In a sense, the case itself is marginal: what’s really being explored is what it means to be a good or bad detective – one who really listens to what he’s being told and can accurately sift the information he is given, versus one who allows his judgement to be clouded by false assumptions or to be influenced by outside pressures. Avraham has the potential to be an extremely good detective, but is shown at various points to be either under- or over-confident, leading him into investigative cul-de-sacs from which he has to be rescued (please note) by two women – his police boss Ilana, and Marianka, a young woman he meets on his trip to Belgium. He’s therefore a long way from the seasoned, engagingly brilliant detectives that we’re accustomed to in our crime narratives, and I wonder if this is another reason why the novel hasn’t won over more readers.

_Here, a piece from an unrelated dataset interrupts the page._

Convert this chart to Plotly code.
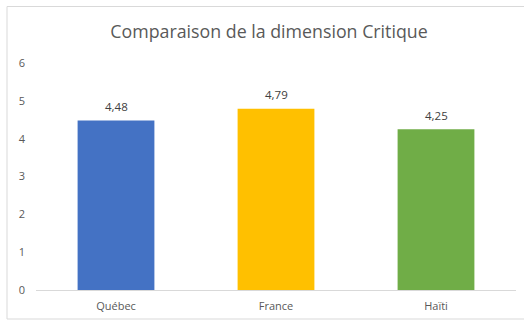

The novel also reminded me a little of Friedrich Dürrenmatt’s The Pledge, in the sense that it can be viewed as an existential detective novel – consciously reflecting on the genre and its conventions. We are told that Avraham’s hobby is reading detective novels and watching past episodes of Law and Order in order to ‘prove the detectives wrong’. ‘With every crime novel I read [he says], I conduct my own investigation and prove that the detective in the book is mistaken, or else deliberately misleads the readers, and that the true solution is not the one he presents’. And at the end of the novel, we as readers are invited to reflect deeply on that pronouncement. I’ve come to the conclusion that this is a crime novel that needs to be read twice over: once to be swept along with Avraham as the case unfolds with all its minute twists and turns, and then again knowing the probable truth, in order to see the clues that were pointing us in the right direction all along (my favourite two are contained in one of Avraham’s pronouncements on detective fiction and in the title of a book). We readers, it’s implied, also need to open our eyes and ears a bit more…
Overall, this felt very much like a first novel setting things up for a series. I’m keen to meet Avraham again, hopefully in a stronger investigative position following his experiences on this case, and to hear more about life in Holon (the novel has a nice, albeit understated sense of place and Jewish-Israeli culture). I’m also intrigued by the brief mention of Uri from the Shin Bet (Israel Security Agency), whom Avraham ‘detests’, and who leads him to reflect that ‘Israel had another police force about which he knew very little – a special police force, only for Arab-related matters, without stations, without published telephone numbers’. This reference made me wonder if a later novel in the series might dare to explore Israel’s relationship with Palestine. I imagine that this would probably be a first for Israeli crime fiction (does anyone know?) and would be very interested to see how its complexities are depicted.
The Missing File is one of six novels shortlisted for the 2013 International Dagger.
Mishani has written a series of very interesting blog posts for the Jewish Book Council on Hebrew crime fiction and how his own detective departs from the conventions of the Israeli literary hero.
Part 1: The Mystery of the Hebrew Detective
Part 2: The Mystery of the Hebrew Detective: The Investigation Begins
Part 3: Detective Fiction and the Zionist Cultural Revolution
Part 4: Can a Policeman be an Israeli Hero?
Part 5: Introducing Inspector Avraham Avraham
If you’re interested in finding out more about Israeli crime fiction, there are a couple of illuminating guest posts on the subject by Uri Kenan at Detectives Beyond Borders.
Mrs. Peabody awards The Missing File an unusual and intriguing 4 stars.